Kinder und Uhren dürfen nicht beständig aufgezogen werden, man muss sie auch gehen lassen (Jean Paul)
Ihre Frage berührt ein wesentliches Problem unserer Gesellschaft und stellt Eltern, Lehrer und auch Trainer vor große Herausforderungen[1]. Denn einerseits wollen alle Ihr Kind optimal fördern, andererseits überziehen Sie die Grenzen und schaden Ihrem Kind. Eine UNICEF-Studie zeigte, dass die Kinder in Deutschland besser leben als die Kinder und Jugendlichen in den meisten anderen Ländern. Trotzdem sind viele Mädchen und Jungen in Deutschland unglücklich. „Die einseitige Konzentration auf Leistung und formalen Erfolg führt dazu, dass sich viele Kinder und Jugendliche ausgeschlossen fühlen. Unsere an Ressourcen reiche Gesellschaft versagt offensichtlich dabei, allen Mädchen und Jungen Hoffnung und Perspektiven auf gerechte Teilhabe zu geben” (Prof. Bertram, ZDF, 10.04.13).
Besonders der Leistungssport ist leistungs- und erfolgsorientiert. Der Wettbewerb prägt nicht nur den Wettkampf, sondern jede Trainingseinheit, wenn nicht gegen Sportkameraden, dann gegen die Uhr. Die Praxis lehrt uns, dass die meisten Kinder vor Ehrgeiz sprudeln. Das erfordert vom Nachwuchstrainer immer ein abgewogenes Verhältnis zwischen Anspornen und „Bremsen“. Leider lassen sich aber einige Trainer und Eltern nicht von dem Leitspruch leiten „Leistung ja, aber nicht um jeden Preis“. So führen permanente Überforderung, die Angst vor Scheitern und dem Ende der sportlichen Karriere bei den jungen Sportlern zu Selbstzweifel und Blockaden. Eine Befragung bei Kadersportlern ergab, dass rund ein Fünftel an depressiven Erkrankungen, den Burnout-Syndrom oder Essstörungen leidet (Breuer/Hallmann, 2013).
Auf Probleme beim plötzlichen Abbruch der sportlichen Laufbahn und das Burnout-Syndroms wird an anderer Stelle eingegangen (B.10). Bleiben wir bei Ihrer Frage und versuchen auf mögliche Ursachen eines von Ihnen verursachten Leistungsdrucks bei Ihrem Kind hinzuweisen:
- Sie fordern in Unkenntnis der realen Leistungsvoraussetzungen Ihres Kindes und der Aufgaben und Ziele der jeweiligen Altersklasse unrealistische Ziele.
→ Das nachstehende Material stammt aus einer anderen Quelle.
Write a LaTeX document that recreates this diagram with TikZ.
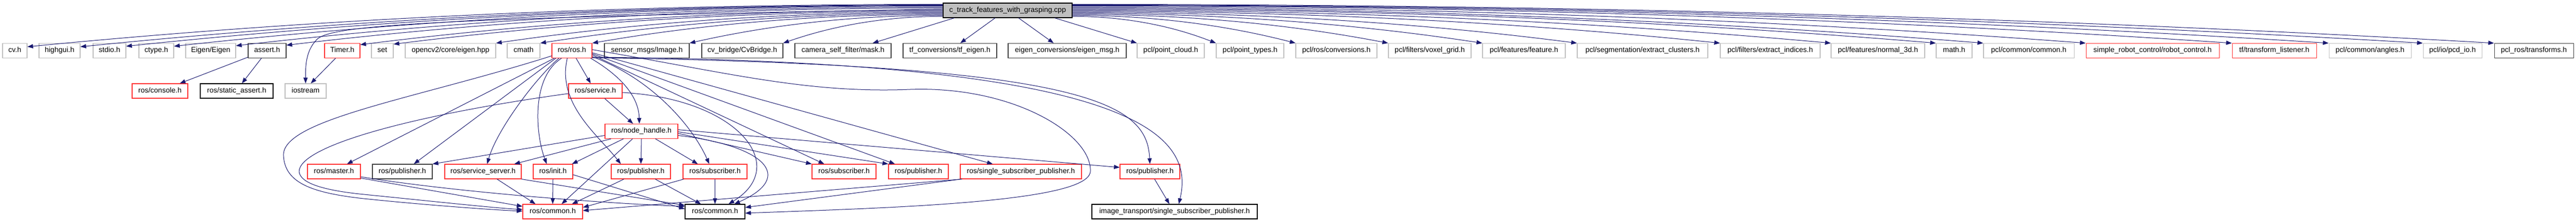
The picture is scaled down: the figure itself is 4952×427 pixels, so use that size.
\documentclass[tikz,border=0pt]{standalone}
\usepackage{fontspec}
\setmainfont{Liberation Sans}
\usetikzlibrary{arrows.meta,calc}
\definecolor{edgec}{HTML}{191970}
\definecolor{greyb}{HTML}{BFBFBF}
\definecolor{darkb}{HTML}{404040}
\definecolor{redb}{HTML}{FF3333}
\begin{document}
\begin{tikzpicture}[x=1pt,y=-1pt,font=\fontsize{14}{16}\selectfont,
  nbox/.style={draw,rectangle,minimum height=28pt,inner sep=0pt,line width=1.1pt,text height=10pt,text depth=3pt,fill=white},
  gbox/.style={nbox,draw=greyb},
  dbox/.style={nbox,draw=darkb},
  bbox/.style={nbox,draw=black},
  rbox/.style={nbox,draw=redb},
  arr/.style={draw=edgec,line width=1pt,-{Triangle[length=11pt,width=8pt]}}]
\fill[white] (0,0) rectangle (4952,427);
\useasboundingbox (0,0) rectangle (4952,427);
% root
\node[nbox,fill=greyb,draw=black,minimum width=248pt] (root) at (1937,20) {c\_track\_features\_with\_grasping.cpp};
% row 1
\node[gbox,minimum width=47pt] (cvh) at (28.5,97.5) {cv.h};
\node[gbox,minimum width=79pt] (highgui) at (114.5,97.5) {highgui.h};
\node[gbox,minimum width=63pt] (stdio) at (210.5,97.5) {stdio.h};
\node[gbox,minimum width=67pt] (ctype) at (300.5,97.5) {ctype.h};
\node[gbox,minimum width=96pt] (eigen) at (405,97.5) {Eigen/Eigen};
\node[dbox,minimum width=73pt] (assert) at (513.5,97.5) {assert.h};
\node[rbox,minimum width=68pt] (timer) at (658,97.5) {Timer.h};
\node[gbox,minimum width=42pt] (set) at (735,97.5) {set};
\node[gbox,minimum width=174pt] (cveigen) at (866,97.5) {opencv2/core/eigen.hpp};
\node[gbox,minimum width=63pt] (cmath) at (1006.5,97.5) {cmath};
\node[rbox,minimum width=77pt] (rosros) at (1099.5,97.5) {ros/ros.h};
\node[dbox,minimum width=163pt] (sensor) at (1243.5,97.5) {sensor\_msgs/Image.h};
\node[dbox,minimum width=156pt] (cvbridge) at (1427,97.5) {cv\_bridge/CvBridge.h};
\node[dbox,minimum width=185pt] (mask) at (1620.5,97.5) {camera\_self\_filter/mask.h};
\node[dbox,minimum width=180pt] (tfeigen) at (1826,97.5) {tf\_conversions/tf\_eigen.h};
\node[dbox,minimum width=227pt] (eigenmsg) at (2051.5,97.5) {eigen\_conversions/eigen\_msg.h};
\node[gbox,minimum width=129pt] (pointcloud) at (2250.5,97.5) {pcl/point\_cloud.h};
\node[gbox,minimum width=130pt] (pointtypes) at (2403,97.5) {pcl/point\_types.h};
\node[gbox,minimum width=156pt] (conversions) at (2569,97.5) {pcl/ros/conversions.h};
\node[gbox,minimum width=159pt] (voxel) at (2748.5,97.5) {pcl/filters/voxel\_grid.h};
\node[gbox,minimum width=159pt] (feature) at (2929.5,97.5) {pcl/features/feature.h};
\node[gbox,minimum width=251pt] (clusters) at (3157.5,97.5) {pcl/segmentation/extract\_clusters.h};
\node[gbox,minimum width=192pt] (indices) at (3403,97.5) {pcl/filters/extract\_indices.h};
\node[gbox,minimum width=180pt] (normal) at (3610,97.5) {pcl/features/normal\_3d.h};
\node[gbox,minimum width=69pt] (math) at (3756.5,97.5) {math.h};
\node[gbox,minimum width=174pt] (common) at (3900,97.5) {pcl/common/common.h};
\node[rbox,minimum width=256pt] (robot) at (4138,97.5) {simple\_robot\_control/robot\_control.h};
\node[rbox,minimum width=162pt] (listener) at (4372,97.5) {tf/transform\_listener.h};
\node[gbox,minimum width=158pt] (angles) at (4556,97.5) {pcl/common/angles.h};
\node[gbox,minimum width=113pt] (pcdio) at (4714.5,97.5) {pcl/io/pcd\_io.h};
\node[dbox,minimum width=152pt] (transforms) at (4871,97.5) {pcl\_ros/transforms.h};
% row 2
\node[rbox,minimum width=107pt] (console) at (307.5,175) {ros/console.h};
\node[bbox,minimum width=140pt] (staticassert) at (455,175) {ros/static\_assert.h};
\node[gbox,minimum width=79pt] (iostream) at (587.5,175) {iostream};
\node[rbox,minimum width=103pt] (service) at (1144.5,175) {ros/service.h};
% row 3
\node[rbox,minimum width=140pt] (nodehandle) at (1233,252.5) {ros/node\_handle.h};
% row 4
\node[rbox,minimum width=102pt] (master) at (642,330) {ros/master.h};
\node[dbox,minimum width=115pt] (pubdark) at (773.5,330) {ros/publisher.h};
\node[rbox,minimum width=147pt] (servsrv) at (928.5,330) {ros/service\_server.h};
\node[rbox,minimum width=76pt] (init) at (1063,330) {ros/init.h};
\node[rbox,minimum width=114pt] (pub1) at (1232,330) {ros/publisher.h};
\node[rbox,minimum width=123pt] (sub1) at (1374.5,330) {ros/subscriber.h};
\node[rbox,minimum width=123pt] (sub2) at (1622.5,330) {ros/subscriber.h};
\node[rbox,minimum width=115pt] (pub2) at (1765.5,330) {ros/publisher.h};
\node[rbox,minimum width=233pt] (ssp) at (1962.5,330) {ros/single\_subscriber\_publisher.h};
\node[rbox,minimum width=115pt] (pub3) at (2210.5,330) {ros/publisher.h};
% row 5
\node[rbox,minimum width=115pt] (commonred) at (1062.5,407) {ros/common.h};
\node[bbox,minimum width=115pt] (commonblk) at (1374.5,407) {ros/common.h};
\node[bbox,minimum width=318pt] (imgtrans) at (2258,407) {image\_transport/single\_subscriber\_publisher.h};

% root -> left row 1
\draw[arr] ($(root.north west)+(0,3)$) .. controls +(-587,0) and +(587,-57) .. ($(cvh.north east)+(0,7)$);
\draw[arr] ($(root.north west)+(0,4)$) .. controls +(-553,0) and +(553,-56) .. ($(highgui.north east)+(0,7)$);
\draw[arr] ($(root.north west)+(0,5)$) .. controls +(-524,0) and +(524,-55) .. ($(stdio.north east)+(0,6)$);
\draw[arr] ($(root.north west)+(0,6)$) .. controls +(-493,0) and +(493,-54) .. ($(ctype.north east)+(0,6)$);
\draw[arr] ($(root.north west)+(0,8)$) .. controls +(-453,0) and +(453,-52) .. ($(eigen.north east)+(0,5)$);
\draw[arr] ($(root.north west)+(0,10)$) .. controls +(-421,0) and +(421,-50) .. ($(assert.north east)+(0,4)$);
\draw[arr] ($(root.north west)+(0,12)$) .. controls (800,35) and (640,50) .. (610,75) .. controls (590,95) and (587,120) .. (iostream.north);
\draw[arr] ($(root.north west)+(0,14)$) .. controls +(-374,0) and +(374,-47) .. ($(timer.north east)+(0,3)$);
\draw[arr] ($(root.north west)+(0,16)$) .. controls +(-352,0) and +(352,-44) .. ($(set.north east)+(0,2)$);
\draw[arr] ($(root.north west)+(0,18)$) .. controls +(-287,0) and +(287,-42) .. (cveigen.north east);
\draw[arr] ($(root.north west)+(0,20)$) .. controls +(-258,0) and +(258,-40) .. (cmath.north east);
\draw[arr] ($(root.north west)+(0,22)$) .. controls +(-225,0) and +(225,-39) .. (rosros.north east);
\draw[arr] ($(root.north west)+(0,24)$) .. controls +(-163,0) and +(163,-37) .. (sensor.north east);
\draw[arr] ($(root.north west)+(0,26)$) .. controls +(-103,0) and +(103,-36) .. (cvbridge.north east);
\draw[arr] ($(root.south west)+(22,0)$) -- ($(mask.north east)+(-36,0)$);
\draw[arr] ($(root.south)+(-24,0)$) -- ($(tfeigen.north)+(20,0)$);
\draw[arr] ($(root.south)+(21,0)$) -- ($(eigenmsg.north)+(-26,0)$);
% root -> right row 1
\draw[arr] ($(root.south east)+(-34,0)$) -- (pointcloud.north west);
\draw[arr] ($(root.north east)+(0,26)$) .. controls +(92,0) and +(-92,-36) .. (pointtypes.north west);
\draw[arr] ($(root.north east)+(0,24)$) .. controls +(143,0) and +(-143,-37) .. (conversions.north west);
\draw[arr] ($(root.north east)+(0,22)$) .. controls +(203,0) and +(-203,-39) .. (voxel.north west);
\draw[arr] ($(root.north east)+(0,20)$) .. controls +(263,0) and +(-263,-40) .. (feature.north west);
\draw[arr] ($(root.north east)+(0,18)$) .. controls +(324,0) and +(-324,-42) .. (clusters.north west);
\draw[arr] ($(root.north east)+(0,16)$) .. controls +(415,0) and +(-415,-43) .. (indices.north west);
\draw[arr] ($(root.north east)+(0,14)$) .. controls +(486,0) and +(-486,-44) .. (normal.north west);
\draw[arr] ($(root.north east)+(0,12)$) .. controls +(554,0) and +(-554,-46) .. (math.north west);
\draw[arr] ($(root.north east)+(0,10)$) .. controls +(584,0) and +(-584,-47) .. (common.north west);
\draw[arr] ($(root.north east)+(0,8)$) .. controls +(650,0) and +(-650,-49) .. (robot.north west);
\draw[arr] ($(root.north east)+(0,6)$) .. controls +(743,0) and +(-743,-50) .. (listener.north west);
\draw[arr] ($(root.north east)+(0,5)$) .. controls +(805,0) and +(-805,-51) .. (angles.north west);
\draw[arr] ($(root.north east)+(0,4)$) .. controls +(866,0) and +(-866,-51) .. (pcdio.north west);
\draw[arr] ($(root.north east)+(0,3)$) .. controls +(911,0) and +(-911,-52) .. (transforms.north west);
% assert, timer
\draw[arr] ($(assert.south west)+(0,-2)$) -- ($(console.north east)+(-16,0)$);
\draw[arr] ($(assert.south)+(-11,0)$) -- ($(staticassert.north)+(10,0)$);
\draw[arr] ($(timer.south)+(-13,0)$) -- ($(iostream.north)+(10,0)$);
% ros/ros.h
\draw[arr] ($(rosros.south west)+(5,0)$) -- ($(master.north)+(25,0)$);
\draw[arr] ($(rosros.south west)+(8,0)$) -- ($(pubdark.north)+(22,0)$);
\draw[arr] ($(rosros.south west)+(14,0)$) .. controls (1030,150) and (955,250) .. ($(servsrv.north)+(8,0)$);
\draw[arr] ($(rosros.south west)+(19,0)$) .. controls (1020,150) and (1030,260) .. ($(init.north)+(-12,0)$);
\draw[arr] ($(rosros.south)+(8,0)$) -- ($(service.north)+(-9,0)$);
\draw[arr] ($(rosros.south west)+(30,0)$) .. controls (1070,200) and (1150,260) .. ($(pub1.north west)+(19,0)$);
\draw[arr] ($(rosros.south east)+(-3,0)$) .. controls (1200,150) and (1228,190) .. ($(nodehandle.north)+(-4,0)$);
\draw[arr] ($(rosros.south east)+(0,-3)$) .. controls (1250,150) and (1330,240) .. ($(sub1.north)+(-11,0)$);
\draw[arr] ($(rosros.east)+(0,8)$) -- ($(sub2.north west)+(24,0)$);
\draw[arr] ($(rosros.east)+(0,6)$) -- ($(pub2.north west)+(13,0)$);
\draw[arr] ($(rosros.east)+(0,4)$) -- ($(ssp.north west)+(63,0)$);
\draw[arr] ($(rosros.south east)+(0,-1)$) .. controls (2100,125) and (2205,200) .. (pub3.north);
\draw[arr] ($(rosros.south east)+(0,-2)$) .. controls (2160,118) and (2300,250) .. ($(imgtrans.north)+(8,0)$);
\draw[arr] ($(rosros.west)+(0,10)$) .. controls (800,190) and (540,230) .. (545,300) .. controls (548,352) and (600,370) .. (690,381) .. controls (800,393) and (950,404) .. ($(commonred.west)+(0,-1)$);
\draw[arr] ($(rosros.east)+(0,-2)$) .. controls (1400,140) and (1550,180) .. (1750,172) .. controls (1950,165) and (2100,260) .. (2096,330) .. controls (2092,390) and (1700,400) .. ($(commonblk.east)+(0,3)$);
% ros/service.h
\draw[arr] ($(service.south)+(18,0)$) -- ($(nodehandle.north)+(-16,0)$);
\draw[arr] ($(service.west)+(0,5)$) .. controls (800,220) and (575,280) .. (575,330) .. controls (577,352) and (620,366) .. (700,374) .. controls (820,386) and (950,400) .. ($(commonred.west)+(0,-4)$);
\draw[arr] ($(service.east)+(0,3)$) .. controls (1420,190) and (1520,320) .. ($(commonblk.north)+(26,0)$);
% ros/node_handle.h
\draw[arr] ($(nodehandle.south west)+(12,0)$) -- ($(servsrv.north east)+(-14,0)$);
\draw[arr] ($(nodehandle.west)+(0,8)$) -- (pubdark.north east);
\draw[arr] ($(nodehandle.south west)+(36,0)$) -- ($(init.north east)+(-2,0)$);
\draw[arr] ($(nodehandle.south)+(-17,0)$) -- ($(commonred.north)+(17,0)$);
\draw[arr] (nodehandle.south) -- (pub1.north);
\draw[arr] ($(nodehandle.south)+(27,0)$) -- ($(sub1.north)+(-33,0)$);
\draw[arr] ($(nodehandle.east)+(0,8)$) .. controls (1470,280) and (1530,340) .. ($(commonblk.north)+(37,0)$);
\draw[arr] ($(nodehandle.east)+(0,4)$) -- (sub2.north west);
\draw[arr] ($(nodehandle.east)+(0,1)$) -- (pub2.north west);
\draw[arr] ($(nodehandle.east)+(0,-3)$) -- ($(pub3.west)+(0,-8)$);
% row 4 -> row 5
\draw[arr] ($(master.south east)+(0,-2)$) -- ($(commonred.west)+(0,-10)$);
\draw[arr] ($(master.east)+(0,10)$) .. controls +(150,25) and +(-200,-8) .. ($(commonblk.west)+(0,-10)$);
\draw[arr] ($(servsrv.south)+(27,0)$) -- ($(commonred.north west)+(25,0)$);
\draw[arr] (servsrv.south east) -- ($(commonblk.west)+(0,-12)$);
\draw[arr] (init.south) -- (commonred.north);
\draw[arr] ($(init.east)+(0,6)$) -- ($(commonblk.west)+(0,-5)$);
\draw[arr] ($(pub1.south west)+(25,0)$) -- ($(commonred.north east)+(-21,0)$);
\draw[arr] ($(pub1.south east)+(-30,0)$) -- ($(commonblk.north)+(-27,0)$);
\draw[arr] ($(sub1.south west)+(2,0)$) -- ($(commonred.east)+(0,-8)$);
\draw[arr] (sub1.south) -- (commonblk.north);
\draw[arr] ($(ssp.south west)+(4,0)$) -- ($(commonred.east)+(0,-2)$);
\draw[arr] ($(ssp.south west)+(2,0)$) -- ($(commonblk.east)+(0,-8)$);
\draw[arr] ($(pub3.south)+(9,0)$) -- ($(imgtrans.north)+(-10,0)$);
\end{tikzpicture}
\end{document}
- Sie sind zu stark auf Platz- und Zeitziele fokussiert.
- Zu Hause ist „dicke Luft“, wenn Ihr Kind ein von Ihnen erwartetes Ziel nicht erfüllt hat.
- Der Kontakt zum Trainer ist zu gering. Damit wissen Sie zu wenig über den wirklichen Leistungsstand Ihres Kindes und dessen Belastbarkeit.
- Sie geben Ihrem Kind zu wenige Chancen, seine Probleme loszuwerden. Auch ein Wutanfall hilft manchmal Frust abzubauen.
- Beobachten Sie sich selbst, Druck kann nicht nur verbal, sondern auch durch Körpersprache aufgebaut werden.
- Ihr Kind muss begreifen, dass es für seine sportliche Laufbahn selbst zuständig ist. So verkraftet es leichter, seine Misserfolge vor sich selbst als immer vor den Eltern zu verantworten.
- Befriedigen Sie Ihren Ehrgeiz durch eigene Leistungen und nicht durch die anderer.
- Vorsicht vor dem „Nur-Leistungssportler“ bereits in jungen Jahren. Das Leben bietet mehr und damit auch Alternativen Stress zu kompensieren.
- Wann haben Sie das letzte Mal Ihr Kind gelobt?
- Verantwortung für Ihr Kind sollte nicht in „Überkontrolle“ ausarten.
[1] S. Seiffge-Krenke, I. (2006). Nach Pisa. Stress in der Schule und mit den Eltern. Bewältigungskompetenz deutscher Jugendlicher im internationalen Vergleich. Göttingen: Vandenhoeck & Ruprecht, wonach die größte Not der Kinder ist: „Meine Eltern wollen gute Noten und machen deswegen Druck“ (15.000 Kinder aus 25 Ländern).